Task description |
Exclude the pictures and return every line exactly as written.

Data |
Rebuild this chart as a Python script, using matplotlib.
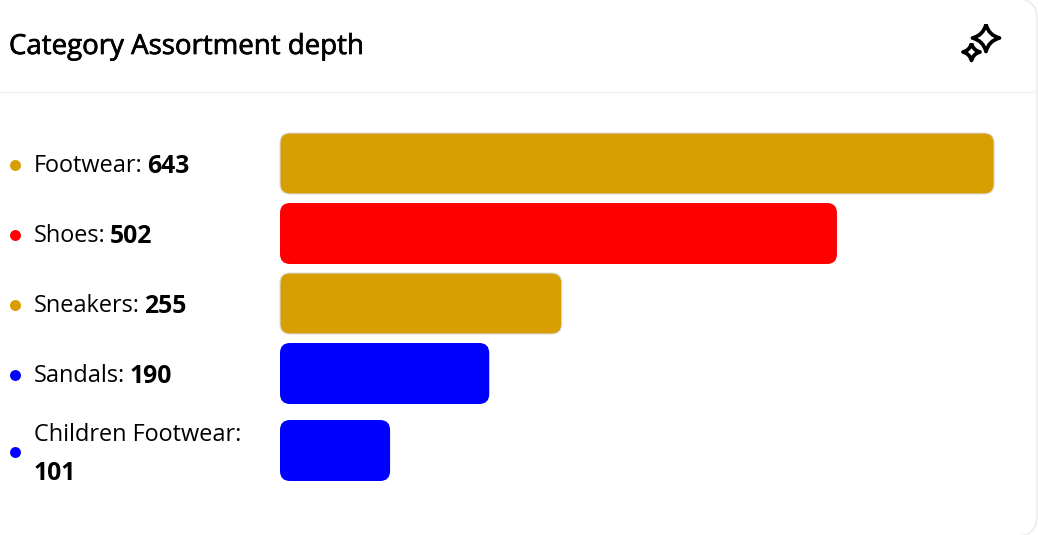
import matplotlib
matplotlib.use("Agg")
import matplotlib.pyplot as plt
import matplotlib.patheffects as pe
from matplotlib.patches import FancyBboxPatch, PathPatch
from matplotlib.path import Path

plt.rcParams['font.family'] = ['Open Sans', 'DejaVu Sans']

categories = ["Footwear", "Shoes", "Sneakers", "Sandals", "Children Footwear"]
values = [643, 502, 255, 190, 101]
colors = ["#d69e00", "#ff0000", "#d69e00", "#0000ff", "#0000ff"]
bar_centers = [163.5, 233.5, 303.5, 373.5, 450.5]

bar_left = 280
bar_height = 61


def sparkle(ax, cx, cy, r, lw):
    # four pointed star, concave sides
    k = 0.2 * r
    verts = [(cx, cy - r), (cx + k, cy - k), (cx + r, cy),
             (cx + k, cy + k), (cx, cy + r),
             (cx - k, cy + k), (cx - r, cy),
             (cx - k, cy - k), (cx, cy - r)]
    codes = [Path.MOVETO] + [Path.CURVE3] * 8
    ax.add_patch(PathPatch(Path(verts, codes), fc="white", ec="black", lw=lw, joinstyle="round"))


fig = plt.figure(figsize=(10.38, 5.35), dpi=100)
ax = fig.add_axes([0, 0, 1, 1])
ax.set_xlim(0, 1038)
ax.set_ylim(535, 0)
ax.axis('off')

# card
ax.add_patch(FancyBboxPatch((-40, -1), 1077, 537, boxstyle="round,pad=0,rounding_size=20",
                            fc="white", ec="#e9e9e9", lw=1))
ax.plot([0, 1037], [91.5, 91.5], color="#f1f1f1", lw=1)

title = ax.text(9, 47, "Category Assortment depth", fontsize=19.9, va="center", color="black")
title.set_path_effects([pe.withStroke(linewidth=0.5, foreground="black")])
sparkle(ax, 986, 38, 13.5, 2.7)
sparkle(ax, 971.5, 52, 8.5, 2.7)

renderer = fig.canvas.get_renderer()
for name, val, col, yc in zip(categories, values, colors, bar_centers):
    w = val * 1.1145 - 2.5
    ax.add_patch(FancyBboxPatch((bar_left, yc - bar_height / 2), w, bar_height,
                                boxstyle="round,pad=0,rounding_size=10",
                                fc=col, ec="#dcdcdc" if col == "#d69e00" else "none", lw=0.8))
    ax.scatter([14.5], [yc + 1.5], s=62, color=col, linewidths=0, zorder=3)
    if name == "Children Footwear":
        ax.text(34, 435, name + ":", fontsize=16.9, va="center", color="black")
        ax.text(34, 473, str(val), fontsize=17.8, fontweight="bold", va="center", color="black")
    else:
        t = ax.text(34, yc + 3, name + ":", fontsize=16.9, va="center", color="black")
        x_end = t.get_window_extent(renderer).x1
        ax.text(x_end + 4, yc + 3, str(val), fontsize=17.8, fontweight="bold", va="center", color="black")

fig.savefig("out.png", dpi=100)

Solution below |
Rebuild this chart as a Python script, using matplotlib.
import matplotlib
matplotlib.use("Agg")
import matplotlib.pyplot as plt
import matplotlib.patheffects as pe
from matplotlib.patches import FancyBboxPatch, PathPatch
from matplotlib.path import Path

plt.rcParams['font.family'] = ['Open Sans', 'DejaVu Sans']

categories = ["Footwear", "Shoes", "Sneakers", "Sandals", "Children Footwear"]
values = [643, 502, 255, 190, 101]
colors = ["#d69e00", "#ff0000", "#d69e00", "#0000ff", "#0000ff"]
bar_centers = [163.5, 233.5, 303.5, 373.5, 450.5]

bar_left = 280
bar_height = 61


def sparkle(ax, cx, cy, r, lw):
    # four pointed star, concave sides
    k = 0.2 * r
    verts = [(cx, cy - r), (cx + k, cy - k), (cx + r, cy),
             (cx + k, cy + k), (cx, cy + r),
             (cx - k, cy + k), (cx - r, cy),
             (cx - k, cy - k), (cx, cy - r)]
    codes = [Path.MOVETO] + [Path.CURVE3] * 8
    ax.add_patch(PathPatch(Path(verts, codes), fc="white", ec="black", lw=lw, joinstyle="round"))


fig = plt.figure(figsize=(10.38, 5.35), dpi=100)
ax = fig.add_axes([0, 0, 1, 1])
ax.set_xlim(0, 1038)
ax.set_ylim(535, 0)
ax.axis('off')

# card
ax.add_patch(FancyBboxPatch((-40, -1), 1077, 537, boxstyle="round,pad=0,rounding_size=20",
                            fc="white", ec="#e9e9e9", lw=1))
ax.plot([0, 1037], [91.5, 91.5], color="#f1f1f1", lw=1)

title = ax.text(9, 47, "Category Assortment depth", fontsize=19.9, va="center", color="black")
title.set_path_effects([pe.withStroke(linewidth=0.5, foreground="black")])
sparkle(ax, 986, 38, 13.5, 2.7)
sparkle(ax, 971.5, 52, 8.5, 2.7)

renderer = fig.canvas.get_renderer()
for name, val, col, yc in zip(categories, values, colors, bar_centers):
    w = val * 1.1145 - 2.5
    ax.add_patch(FancyBboxPatch((bar_left, yc - bar_height / 2), w, bar_height,
                                boxstyle="round,pad=0,rounding_size=10",
                                fc=col, ec="#dcdcdc" if col == "#d69e00" else "none", lw=0.8))
    ax.scatter([14.5], [yc + 1.5], s=62, color=col, linewidths=0, zorder=3)
    if name == "Children Footwear":
        ax.text(34, 435, name + ":", fontsize=16.9, va="center", color="black")
        ax.text(34, 473, str(val), fontsize=17.8, fontweight="bold", va="center", color="black")
    else:
        t = ax.text(34, yc + 3, name + ":", fontsize=16.9, va="center", color="black")
        x_end = t.get_window_extent(renderer).x1
        ax.text(x_end + 4, yc + 3, str(val), fontsize=17.8, fontweight="bold", va="center", color="black")

fig.savefig("out.png", dpi=100)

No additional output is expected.